Entre os emergentes, o Brasil é o país que melhor performou nas contas primárias em relação a 2018 e a 2019, segundo dados do Monitor Fiscal do Fundo Monetário Internacional (FMI) coletados pelo economista.

Mas esses são os indicadores correntes, e o mercado está apavorado é com o futuro, onde enxerga uma desordem fiscal.

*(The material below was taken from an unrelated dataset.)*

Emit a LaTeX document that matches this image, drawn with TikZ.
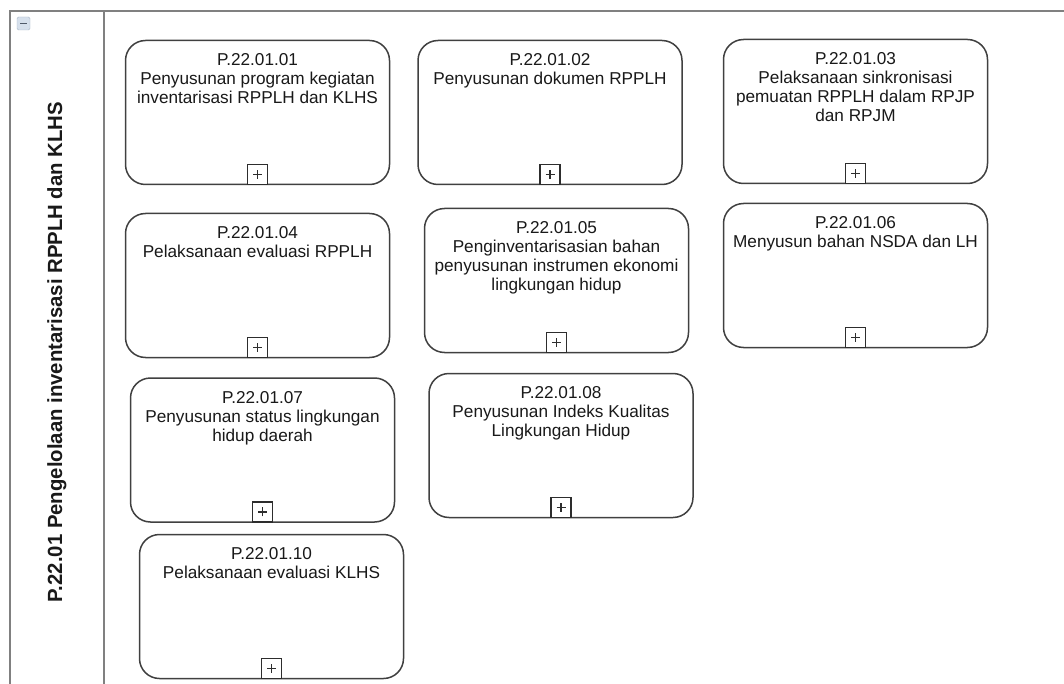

Depois de todo o barulho para criar o Auxílio Brasil no lugar do Bolsa Família e em substituição ao Auxílio Emergencial, Bolsonaro está propondo uma queda importante do gasto social, salienta Manoel Pires. Neste ano a soma do Auxílio Emergencial anualizado com o Bolsa Família resulta em um gasto social de cerca de R$ 140 bilhões. Para o próximo ano, a estimativa é de que esse gasto caia para a casa dos R$ 80 bilhões. Entre o universo de pessoas atendidas pelo Auxílio Emergencial e as 17 milhões de famílias que o novo programa pretende atender, muitos ficarão de fora do benefício. Milhares de pessoas ficarão sem qualquer assistência social, o que será devastador.

Dado que a inflação deverá ser superior a que foi considerada para calcular as contas públicas, pressupondo uma taxa de 9,7%, o espaço fiscal dado pela PEC dos Precatórios sobe para R$ 106,8 bilhões (sendo R$ 62,2 bilhões da mudança do teto e outros R$ 44,6 bilhões do adiamento dos precatório), segundo o economista. Desse valor, R$ 51 bilhões estão comprometidos com o pagamento do Auxílio Brasil, R$ 29,5 bilhões serão destinados à correção dos benefícios da Previdência Social, seguro-desemprego, Benefícios de Prestação Continuada (BPC) e abono salarial. E R$ 6,6 bilhões serão para a ampliação dos mínimos constitucionais para saúde e educação.

Sobram R$ 19,6 bilhões para serem disputados por reajuste dos servidores, desoneração da folha de 17 setores, auxílio gás, emendas do relator, auxílio caminhoneiros e tudo o mais.

A demanda por gasto público é infinita e a pressão sobre a panela orçamentária é crescente. Cabe ao governo estabelecer as prioridades e por elas lutar no Congresso. Não faz o menor sentido, por exemplo, deixar miseráveis sem nenhuma assistência para engordar as emendas do relator, que é por si só uma excrecência, ou o fundo eleitoral. E algo está muito errado quando a inflação deixa de ser um terrível problema para ser parte da solução.